Last year, the City of Rosemount partnered with the University of Minnesota’s Resilient Communities Project on a one-year undertaking in which students across various disciplines worked with city staff to identify 29 projects that would advance local sustainability and resilience in the community.

Now, the city must determine what to do with the results. Though the University of Minnesota provided the city with a list of project summaries and suggested courses of action, it is up to the city to put its ideas into action.

Community development director Kim Lindquist said the city took something away from almost every project but will need to pick and choose which parts it wants to follow through with in the months ahead.

Lindquist said she had initially thought the University would propose some course of action and the city would be able to take the entire project and implement it as written.

“It’s more like you have to take parts of projects that are really relevant and good,” she said. “There is some valuable information there.
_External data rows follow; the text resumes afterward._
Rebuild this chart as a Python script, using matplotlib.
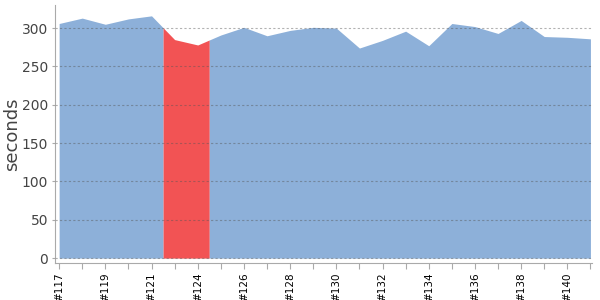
import numpy as np
import matplotlib
matplotlib.use("Agg")
import matplotlib.pyplot as plt

builds = ["#117", "#118", "#119", "#120", "#121", "#122", "#124", "#125", "#126",
          "#127", "#128", "#129", "#130", "#131", "#132", "#133", "#134", "#135",
          "#136", "#137", "#138", "#139", "#140", "#141"]
durations = [306, 313, 305, 312, 316, 285, 278, 291, 301, 290, 297, 301, 300,
             274, 284, 296, 277, 306, 302, 293, 310, 289, 288, 286]
status = ["ok", "ok", "ok", "ok", "ok", "fail", "fail", "ok", "ok", "ok", "ok", "ok",
          "ok", "ok", "ok", "ok", "ok", "ok", "ok", "ok", "ok", "ok", "ok", "ok"]
colors = {"ok": "#8DB0D9", "fail": "#F25354"}

fig = plt.figure(figsize=(6, 3), dpi=100)
ax = fig.add_axes([0.092, 0.123, 0.894, 0.86])

x = np.arange(len(builds))
y = np.array(durations, dtype=float)
n = len(x)

# group contiguous runs of equal status
runs = []
start = 0
for i in range(1, n + 1):
    if i == n or status[i] != status[start]:
        runs.append((start, i - 1, status[start]))
        start = i
for a, b, st in runs:
    lo = max(a - 0.5, 0)
    hi = min(b + 0.5, n - 1)
    xs = [lo] + [v for v in x if lo < v < hi] + [hi]
    ys = np.interp(xs, x, y)
    ax.fill_between(xs, 0, ys, color=colors[st], linewidth=0, zorder=2,
                    antialiased=True)

ax.set_xlim(-0.17, n - 1 + 0.05)
ax.set_ylim(-6.5, 330)
ax.set_yticks(range(0, 301, 50))
ax.yaxis.grid(True, linestyle=(0, (2, 2)), color="#555555", alpha=0.45,
              linewidth=0.8, zorder=3)
ax.set_axisbelow(False)

ax.set_xticks(x)
ax.set_xticklabels([b if i % 2 == 0 else "" for i, b in enumerate(builds)],
                   rotation=90, fontsize=7.5, color="black")
ax.tick_params(axis="x", length=4, color="#aaaaaa", pad=3)
ax.tick_params(axis="y", length=2, color="#aaaaaa", labelsize=10,
               labelcolor="#444444", pad=3)
for s in ["top", "right"]:
    ax.spines[s].set_visible(False)
for s in ["left", "bottom"]:
    ax.spines[s].set_color("#aaaaaa")
ax.set_ylabel("seconds", fontsize=13, color="#444444")
ax.yaxis.set_label_coords(-0.064, 0.5)

fig.savefig("out.png", dpi=100)
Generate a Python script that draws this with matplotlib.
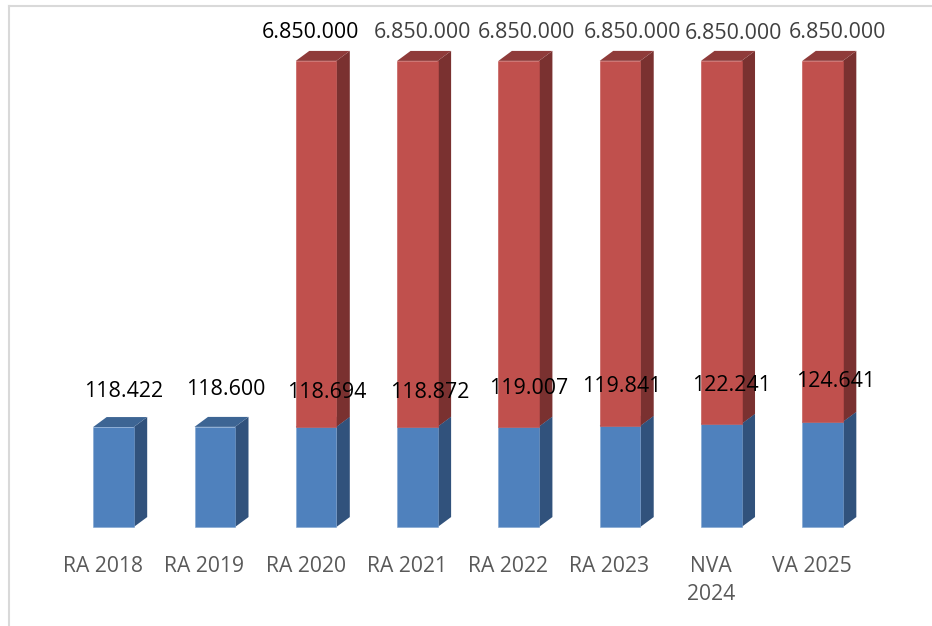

import numpy as np
import matplotlib
matplotlib.use("Agg")
import matplotlib.pyplot as plt
from matplotlib.patches import Polygon

plt.rcParams["font.family"] = ["Open Sans", "DejaVu Sans"]

categories = ["RA 2018", "RA 2019", "RA 2020", "RA 2021", "RA 2022", "RA 2023", "NVA\n2024", "VA 2025"]
blue_values = [118.422, 118.600, 118.694, 118.872, 119.007, 119.841, 122.241, 124.641]
# the red segments are not to scale with their labels, so these are the heights as drawn
red_heights = [0, 0, 433.3, 433.1, 433.0, 432.2, 429.8, 427.4]
blue_labels = ["118.422", "118.600", "118.694", "118.872", "119.007", "119.841", "122.241", "124.641"]
red_labels = ["", "", "6.850.000", "6.850.000", "6.850.000", "6.850.000", "6.850.000", "6.850.000"]

# label offsets from the bar centre / top, in pixels
blue_off_x = [10.5, 10.5, 11, 12, 10, 2, 10, 13]
blue_off_y = [35.5, 37.5, 34.5, 34.5, 38.5, 39, 38.5, 40]
red_off_x = [0, 0, -6, 5, 8, 12, 12, 15]
red_off_y = [28, 28, 28, 28, 28, 28, 27, 28]
red_colors = ["k", "k", "#000000", "#404040", "#404040", "#404040", "#404040", "#404040"]

BAR_W = 0.40
DX = 0.133
DY = 11.8
PX = 72 / 100


def box(ax, x, bottom, height, front, side, top, edge):
    left, right = x - BAR_W / 2, x + BAR_W / 2
    ytop = bottom + height
    ax.add_patch(Polygon([(right, bottom), (right + DX, bottom + DY), (right + DX, ytop + DY), (right, ytop)],
                         fc=side, ec="none", zorder=2))
    ax.add_patch(Polygon([(left, ytop), (left + DX, ytop + DY), (right + DX, ytop + DY), (right, ytop)],
                         fc=top, ec="none", zorder=2))
    ax.bar(x, height, BAR_W, bottom=bottom, color=front, edgecolor=edge, linewidth=0.4, zorder=3)


fig = plt.figure(figsize=(9.32, 6.26), dpi=100)
ax = fig.add_axes([0, 0, 1, 1])
ax.set_xlim(-1.12, 8.08)
ax.set_ylim(-117.2, 624.1)
ax.axis("off")

xs = np.arange(len(categories))
for i in xs:
    box(ax, i, 0, blue_values[i], "#4f81bd", "#31527c", "#3d6594", "#7ea3d0")
    if red_heights[i] > 0:
        box(ax, i, blue_values[i], red_heights[i], "#c0504d", "#7a3130", "#8f3b3a", "#c0504d")

for i in xs:
    ax.annotate(blue_labels[i], (i, blue_values[i]), xytext=(blue_off_x[i] * PX, blue_off_y[i] * PX),
                textcoords="offset points", ha="center", va="center", fontsize=15.4, color="k", zorder=5)
    if red_labels[i]:
        ax.annotate(red_labels[i], (i, blue_values[i] + red_heights[i]),
                    xytext=(red_off_x[i] * PX, red_off_y[i] * PX), textcoords="offset points",
                    ha="center", va="center", fontsize=15.4, color=red_colors[i], zorder=5)
    ax.annotate(categories[i], (i, 0), xytext=(-10.5 * PX, -29 * PX), textcoords="offset points",
                ha="center", va="top", fontsize=15.2, color="#595959", linespacing=1.42)

# chart frame, only left and top show
fig.add_artist(plt.Line2D([8.5 / 932, 8.5 / 932], [0, 1 - 6 / 626], color="#d9d9d9", lw=1.5))
fig.add_artist(plt.Line2D([8.5 / 932, 1], [1 - 6 / 626, 1 - 6 / 626], color="#d9d9d9", lw=1.5))

fig.savefig("out.png", dpi=100)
Some is implementable now, some will be housed in the comprehensive plan, but it’s a bit more stretched out, like crumbs along the way.”

The city, which is currently working on gathering public input and updating its comprehensive plan, has already made some modifications to programs based on the studies’ results. Some of the specific projects the council wishes to address involve parks, recreation and open spaces, making the the city’s farmer’s market more accessible to the public, increasing civic engagement and finding more ways to reach out to immigrants.

Mayor Bill Droste emphasized the importance of engaging with the public to develop a strong vision for the community. City administrator Dwight Johnson said ideally, the city hopes to use the University of Minnesota proposals as benchmarks and review them periodically.

“I think a lot of ideas or parts of ideas have already been implemented in some fashion or another,” Johnson said. “There is more to be done. It’s a matter of reviewing it every now and then.”